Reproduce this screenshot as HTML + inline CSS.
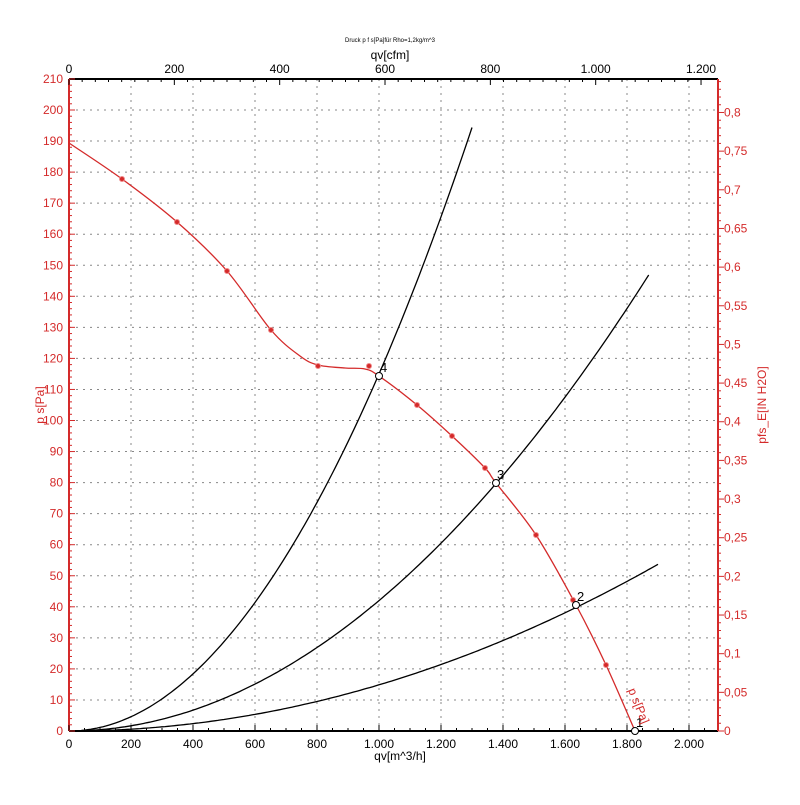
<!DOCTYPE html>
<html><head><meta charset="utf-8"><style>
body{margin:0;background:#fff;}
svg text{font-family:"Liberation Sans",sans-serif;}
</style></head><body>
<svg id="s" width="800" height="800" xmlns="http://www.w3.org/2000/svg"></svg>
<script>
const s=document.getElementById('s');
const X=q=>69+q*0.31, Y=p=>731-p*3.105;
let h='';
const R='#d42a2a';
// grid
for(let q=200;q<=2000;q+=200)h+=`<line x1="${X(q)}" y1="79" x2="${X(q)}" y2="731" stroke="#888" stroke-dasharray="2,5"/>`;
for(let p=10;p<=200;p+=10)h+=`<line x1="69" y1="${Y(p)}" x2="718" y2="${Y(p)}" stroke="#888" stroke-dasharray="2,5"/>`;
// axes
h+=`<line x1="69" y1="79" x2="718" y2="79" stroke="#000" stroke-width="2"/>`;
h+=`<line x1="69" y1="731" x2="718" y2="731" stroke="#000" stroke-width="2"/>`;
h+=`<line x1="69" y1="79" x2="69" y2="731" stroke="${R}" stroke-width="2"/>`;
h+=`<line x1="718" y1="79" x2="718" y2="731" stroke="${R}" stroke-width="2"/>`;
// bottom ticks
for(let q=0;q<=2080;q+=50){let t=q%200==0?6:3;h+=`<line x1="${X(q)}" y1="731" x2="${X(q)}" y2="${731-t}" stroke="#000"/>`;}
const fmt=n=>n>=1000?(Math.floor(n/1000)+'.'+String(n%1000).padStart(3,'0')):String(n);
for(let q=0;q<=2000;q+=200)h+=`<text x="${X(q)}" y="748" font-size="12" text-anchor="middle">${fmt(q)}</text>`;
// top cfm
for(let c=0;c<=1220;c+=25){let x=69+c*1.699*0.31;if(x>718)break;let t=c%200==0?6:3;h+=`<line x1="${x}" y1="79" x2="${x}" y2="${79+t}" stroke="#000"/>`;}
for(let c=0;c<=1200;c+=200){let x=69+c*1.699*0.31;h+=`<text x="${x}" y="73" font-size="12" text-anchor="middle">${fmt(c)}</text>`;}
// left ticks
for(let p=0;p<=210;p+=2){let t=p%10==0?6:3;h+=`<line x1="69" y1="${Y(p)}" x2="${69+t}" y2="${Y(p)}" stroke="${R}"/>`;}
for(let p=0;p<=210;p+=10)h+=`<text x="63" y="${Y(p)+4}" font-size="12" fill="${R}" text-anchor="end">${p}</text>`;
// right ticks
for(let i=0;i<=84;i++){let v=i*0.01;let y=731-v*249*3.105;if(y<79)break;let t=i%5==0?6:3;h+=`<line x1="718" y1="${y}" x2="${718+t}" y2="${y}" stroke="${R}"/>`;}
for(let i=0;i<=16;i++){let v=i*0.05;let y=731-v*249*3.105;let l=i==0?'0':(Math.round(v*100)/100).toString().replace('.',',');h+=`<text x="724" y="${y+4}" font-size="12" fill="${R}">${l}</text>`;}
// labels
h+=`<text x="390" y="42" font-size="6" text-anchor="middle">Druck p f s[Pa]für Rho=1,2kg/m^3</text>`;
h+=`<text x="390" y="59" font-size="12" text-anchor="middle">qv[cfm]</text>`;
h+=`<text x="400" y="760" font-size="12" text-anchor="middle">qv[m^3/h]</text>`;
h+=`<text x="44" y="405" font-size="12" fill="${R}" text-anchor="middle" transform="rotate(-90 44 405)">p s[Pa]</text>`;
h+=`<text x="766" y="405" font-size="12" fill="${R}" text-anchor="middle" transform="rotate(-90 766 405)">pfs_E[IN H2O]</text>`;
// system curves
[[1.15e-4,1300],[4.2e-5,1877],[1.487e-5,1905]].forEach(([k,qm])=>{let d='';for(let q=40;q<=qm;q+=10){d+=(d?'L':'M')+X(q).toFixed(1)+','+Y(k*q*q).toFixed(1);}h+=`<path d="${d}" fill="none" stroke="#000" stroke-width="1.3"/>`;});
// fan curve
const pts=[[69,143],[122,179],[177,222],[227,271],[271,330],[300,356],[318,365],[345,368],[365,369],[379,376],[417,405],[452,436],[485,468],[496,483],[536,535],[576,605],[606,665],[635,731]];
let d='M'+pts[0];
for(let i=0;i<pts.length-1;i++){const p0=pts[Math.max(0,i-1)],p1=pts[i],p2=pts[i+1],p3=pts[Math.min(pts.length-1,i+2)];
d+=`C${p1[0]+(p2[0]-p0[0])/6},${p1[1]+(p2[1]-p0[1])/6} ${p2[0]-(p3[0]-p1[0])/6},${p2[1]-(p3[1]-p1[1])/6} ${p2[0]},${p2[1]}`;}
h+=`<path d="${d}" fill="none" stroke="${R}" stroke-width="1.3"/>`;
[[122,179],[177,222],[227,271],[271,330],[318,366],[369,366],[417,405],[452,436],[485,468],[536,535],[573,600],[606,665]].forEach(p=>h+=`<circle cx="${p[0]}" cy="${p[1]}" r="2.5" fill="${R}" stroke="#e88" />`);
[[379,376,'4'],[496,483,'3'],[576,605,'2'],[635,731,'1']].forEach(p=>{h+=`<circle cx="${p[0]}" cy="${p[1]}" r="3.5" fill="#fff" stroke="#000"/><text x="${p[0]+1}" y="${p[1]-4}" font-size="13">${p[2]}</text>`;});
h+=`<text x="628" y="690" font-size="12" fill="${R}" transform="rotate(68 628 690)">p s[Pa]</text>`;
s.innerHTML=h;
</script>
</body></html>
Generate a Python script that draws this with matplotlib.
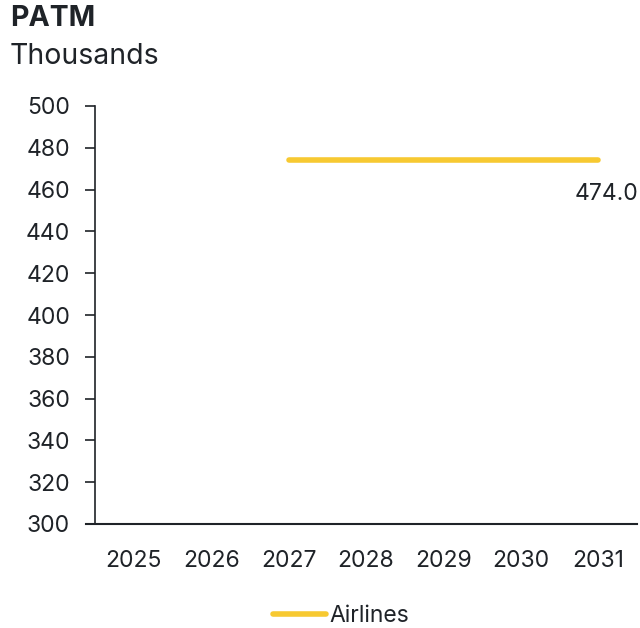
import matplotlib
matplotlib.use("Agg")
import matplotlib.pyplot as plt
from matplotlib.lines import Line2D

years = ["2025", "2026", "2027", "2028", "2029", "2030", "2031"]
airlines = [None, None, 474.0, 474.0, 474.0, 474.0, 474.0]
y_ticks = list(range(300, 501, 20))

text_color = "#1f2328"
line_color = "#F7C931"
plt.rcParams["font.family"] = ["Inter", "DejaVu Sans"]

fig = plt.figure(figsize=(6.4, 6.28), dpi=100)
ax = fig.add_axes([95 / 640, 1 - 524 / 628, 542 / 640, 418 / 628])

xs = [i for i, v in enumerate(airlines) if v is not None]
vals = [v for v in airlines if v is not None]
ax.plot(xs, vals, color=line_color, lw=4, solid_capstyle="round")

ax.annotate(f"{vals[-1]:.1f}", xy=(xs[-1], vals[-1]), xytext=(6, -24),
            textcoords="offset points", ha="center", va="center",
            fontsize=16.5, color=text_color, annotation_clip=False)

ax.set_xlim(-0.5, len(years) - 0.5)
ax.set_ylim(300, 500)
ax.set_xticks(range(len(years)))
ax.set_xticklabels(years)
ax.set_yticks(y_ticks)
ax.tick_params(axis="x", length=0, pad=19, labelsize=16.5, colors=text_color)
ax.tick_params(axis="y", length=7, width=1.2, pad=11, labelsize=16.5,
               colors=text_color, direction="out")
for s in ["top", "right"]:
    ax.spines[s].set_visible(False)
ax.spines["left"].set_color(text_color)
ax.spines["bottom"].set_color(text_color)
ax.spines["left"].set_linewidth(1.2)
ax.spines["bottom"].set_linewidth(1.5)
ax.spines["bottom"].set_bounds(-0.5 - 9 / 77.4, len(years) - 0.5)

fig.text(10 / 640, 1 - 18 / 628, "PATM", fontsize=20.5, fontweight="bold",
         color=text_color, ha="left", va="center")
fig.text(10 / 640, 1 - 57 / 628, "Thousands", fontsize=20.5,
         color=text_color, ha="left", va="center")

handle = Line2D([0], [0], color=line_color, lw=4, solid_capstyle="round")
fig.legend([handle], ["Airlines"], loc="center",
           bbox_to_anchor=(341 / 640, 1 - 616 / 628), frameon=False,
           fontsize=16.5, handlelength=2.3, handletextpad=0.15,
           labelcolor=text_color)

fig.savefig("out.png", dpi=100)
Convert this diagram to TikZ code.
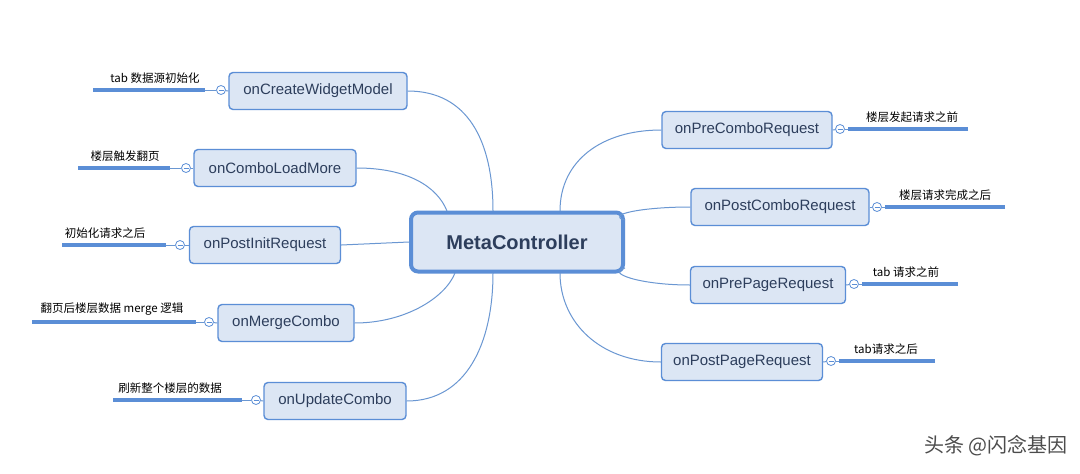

---*---

== What you have to do ==
Find the word "matplotlib" in the data and show each line that holds it.

== Expected output ==
Generate a Python script that draws this with matplotlib.
import matplotlib
matplotlib.use("Agg")
import matplotlib.pyplot as plt
from matplotlib.lines import Line2D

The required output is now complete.